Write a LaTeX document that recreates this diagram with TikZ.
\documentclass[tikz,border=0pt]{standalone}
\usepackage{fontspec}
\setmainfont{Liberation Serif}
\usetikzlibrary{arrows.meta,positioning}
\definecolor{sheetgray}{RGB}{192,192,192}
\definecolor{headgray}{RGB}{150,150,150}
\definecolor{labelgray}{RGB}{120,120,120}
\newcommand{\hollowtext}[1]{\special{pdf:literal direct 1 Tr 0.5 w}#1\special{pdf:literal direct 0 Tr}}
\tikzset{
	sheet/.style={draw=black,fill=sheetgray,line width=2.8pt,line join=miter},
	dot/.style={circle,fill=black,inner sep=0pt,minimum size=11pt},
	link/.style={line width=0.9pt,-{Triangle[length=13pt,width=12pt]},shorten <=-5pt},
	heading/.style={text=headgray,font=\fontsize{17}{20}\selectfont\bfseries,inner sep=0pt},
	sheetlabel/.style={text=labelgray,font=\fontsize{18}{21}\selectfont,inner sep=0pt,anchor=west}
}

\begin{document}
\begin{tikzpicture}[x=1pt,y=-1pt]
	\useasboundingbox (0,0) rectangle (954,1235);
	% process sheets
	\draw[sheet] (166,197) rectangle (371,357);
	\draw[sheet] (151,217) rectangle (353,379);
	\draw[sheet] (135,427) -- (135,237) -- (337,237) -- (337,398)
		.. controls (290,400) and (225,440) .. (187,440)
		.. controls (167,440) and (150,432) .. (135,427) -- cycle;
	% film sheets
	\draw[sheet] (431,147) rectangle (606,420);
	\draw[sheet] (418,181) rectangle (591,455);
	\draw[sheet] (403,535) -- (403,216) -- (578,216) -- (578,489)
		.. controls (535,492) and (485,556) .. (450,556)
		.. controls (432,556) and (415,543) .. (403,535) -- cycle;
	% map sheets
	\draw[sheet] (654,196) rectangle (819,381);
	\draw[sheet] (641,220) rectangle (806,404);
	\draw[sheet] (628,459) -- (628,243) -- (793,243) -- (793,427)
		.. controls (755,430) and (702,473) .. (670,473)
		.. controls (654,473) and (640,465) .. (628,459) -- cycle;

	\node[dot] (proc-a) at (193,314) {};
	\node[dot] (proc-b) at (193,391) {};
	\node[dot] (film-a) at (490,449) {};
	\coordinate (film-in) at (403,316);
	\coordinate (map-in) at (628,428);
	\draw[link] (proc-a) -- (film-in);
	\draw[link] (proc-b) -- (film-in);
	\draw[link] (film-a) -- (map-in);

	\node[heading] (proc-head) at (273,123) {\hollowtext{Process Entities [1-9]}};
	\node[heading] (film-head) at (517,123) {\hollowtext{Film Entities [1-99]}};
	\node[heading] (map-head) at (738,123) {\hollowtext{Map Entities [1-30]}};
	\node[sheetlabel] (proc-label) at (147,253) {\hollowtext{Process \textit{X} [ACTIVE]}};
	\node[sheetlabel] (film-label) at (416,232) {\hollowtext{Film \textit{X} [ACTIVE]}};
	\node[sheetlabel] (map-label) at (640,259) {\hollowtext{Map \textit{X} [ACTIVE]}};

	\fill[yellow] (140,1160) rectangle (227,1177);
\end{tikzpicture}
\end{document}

————————

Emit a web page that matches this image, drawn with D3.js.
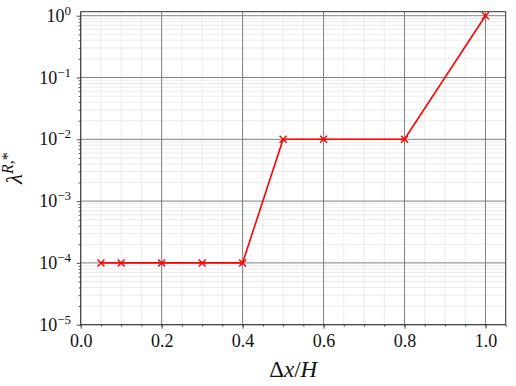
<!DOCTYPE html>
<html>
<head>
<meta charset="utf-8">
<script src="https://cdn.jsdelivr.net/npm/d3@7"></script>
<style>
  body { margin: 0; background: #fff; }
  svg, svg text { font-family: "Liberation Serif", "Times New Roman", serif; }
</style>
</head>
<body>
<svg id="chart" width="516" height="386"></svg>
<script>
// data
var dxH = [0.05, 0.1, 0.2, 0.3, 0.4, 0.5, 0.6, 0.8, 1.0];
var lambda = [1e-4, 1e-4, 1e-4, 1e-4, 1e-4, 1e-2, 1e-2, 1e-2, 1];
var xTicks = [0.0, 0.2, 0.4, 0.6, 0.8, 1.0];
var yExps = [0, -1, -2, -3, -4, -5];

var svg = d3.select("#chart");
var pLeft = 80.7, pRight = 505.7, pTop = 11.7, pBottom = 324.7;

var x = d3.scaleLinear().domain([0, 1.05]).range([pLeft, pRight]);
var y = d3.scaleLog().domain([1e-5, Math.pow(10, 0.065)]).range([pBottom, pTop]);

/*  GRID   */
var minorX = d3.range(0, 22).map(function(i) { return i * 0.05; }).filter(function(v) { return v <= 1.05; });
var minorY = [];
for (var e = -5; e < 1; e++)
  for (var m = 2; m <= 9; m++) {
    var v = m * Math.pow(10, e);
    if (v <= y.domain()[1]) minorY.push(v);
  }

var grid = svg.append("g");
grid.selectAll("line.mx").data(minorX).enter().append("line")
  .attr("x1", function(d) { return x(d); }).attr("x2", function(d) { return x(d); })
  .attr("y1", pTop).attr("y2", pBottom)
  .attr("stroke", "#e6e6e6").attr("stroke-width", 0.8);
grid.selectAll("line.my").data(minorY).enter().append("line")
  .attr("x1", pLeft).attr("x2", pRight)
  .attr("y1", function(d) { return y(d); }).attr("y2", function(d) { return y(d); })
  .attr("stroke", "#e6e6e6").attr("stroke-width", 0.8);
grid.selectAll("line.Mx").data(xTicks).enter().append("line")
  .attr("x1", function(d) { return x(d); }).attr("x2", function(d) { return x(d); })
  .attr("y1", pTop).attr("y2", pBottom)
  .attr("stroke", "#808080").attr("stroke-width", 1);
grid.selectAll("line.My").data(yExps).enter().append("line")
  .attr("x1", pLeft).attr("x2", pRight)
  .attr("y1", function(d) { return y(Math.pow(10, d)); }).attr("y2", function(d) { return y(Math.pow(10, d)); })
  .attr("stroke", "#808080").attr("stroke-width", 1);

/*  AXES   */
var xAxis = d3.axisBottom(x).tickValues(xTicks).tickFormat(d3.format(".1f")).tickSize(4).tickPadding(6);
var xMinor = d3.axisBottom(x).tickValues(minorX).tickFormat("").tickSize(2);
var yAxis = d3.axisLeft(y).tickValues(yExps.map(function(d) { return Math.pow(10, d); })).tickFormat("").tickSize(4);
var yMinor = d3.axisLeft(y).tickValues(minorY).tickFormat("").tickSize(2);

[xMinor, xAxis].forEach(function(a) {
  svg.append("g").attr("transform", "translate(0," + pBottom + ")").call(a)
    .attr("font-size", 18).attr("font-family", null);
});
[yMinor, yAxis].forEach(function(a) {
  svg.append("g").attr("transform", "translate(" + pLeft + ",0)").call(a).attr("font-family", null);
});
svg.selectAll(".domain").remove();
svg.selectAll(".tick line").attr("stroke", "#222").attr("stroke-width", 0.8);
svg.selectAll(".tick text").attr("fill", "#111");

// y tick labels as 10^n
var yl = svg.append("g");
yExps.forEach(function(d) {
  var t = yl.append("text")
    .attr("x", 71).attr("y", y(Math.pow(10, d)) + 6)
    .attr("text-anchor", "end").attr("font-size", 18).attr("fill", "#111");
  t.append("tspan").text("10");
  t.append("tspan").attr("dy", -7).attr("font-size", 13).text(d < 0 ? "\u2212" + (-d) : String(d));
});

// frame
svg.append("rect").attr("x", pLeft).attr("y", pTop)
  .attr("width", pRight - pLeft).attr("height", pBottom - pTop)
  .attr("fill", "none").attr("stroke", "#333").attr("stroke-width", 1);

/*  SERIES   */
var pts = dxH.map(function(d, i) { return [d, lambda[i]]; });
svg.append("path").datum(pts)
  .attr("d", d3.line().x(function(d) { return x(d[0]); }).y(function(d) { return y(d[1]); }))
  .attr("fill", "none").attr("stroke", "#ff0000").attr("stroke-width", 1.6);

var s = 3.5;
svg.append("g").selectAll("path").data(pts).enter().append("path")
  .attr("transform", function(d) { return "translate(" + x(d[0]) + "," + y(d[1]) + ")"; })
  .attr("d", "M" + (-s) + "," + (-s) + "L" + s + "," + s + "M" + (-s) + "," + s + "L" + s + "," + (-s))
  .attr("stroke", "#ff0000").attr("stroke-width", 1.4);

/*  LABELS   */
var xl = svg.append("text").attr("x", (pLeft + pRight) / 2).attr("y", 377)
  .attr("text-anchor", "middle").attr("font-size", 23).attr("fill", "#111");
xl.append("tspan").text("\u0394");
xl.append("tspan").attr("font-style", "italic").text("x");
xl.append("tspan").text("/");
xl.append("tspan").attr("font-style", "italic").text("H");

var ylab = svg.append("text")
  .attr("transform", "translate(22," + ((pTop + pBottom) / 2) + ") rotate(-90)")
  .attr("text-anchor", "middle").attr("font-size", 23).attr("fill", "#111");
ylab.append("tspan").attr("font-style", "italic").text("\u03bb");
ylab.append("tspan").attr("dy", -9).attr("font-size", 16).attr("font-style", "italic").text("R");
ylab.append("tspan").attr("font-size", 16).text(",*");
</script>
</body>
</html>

————————

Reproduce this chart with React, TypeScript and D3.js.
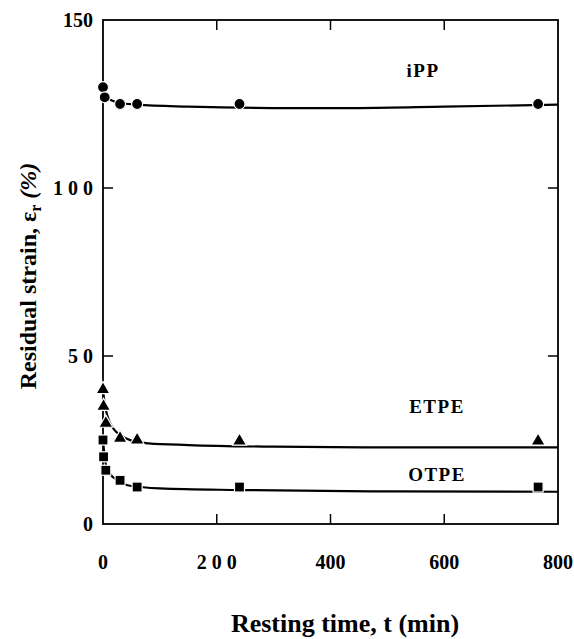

————————

Collect each line of the entries that has the word "with", copying it in full.

Write a LaTeX document that recreates this diagram with TikZ.
Emit a web page that matches this image, drawn with D3.js.
Reproduce this chart with React, TypeScript and D3.js.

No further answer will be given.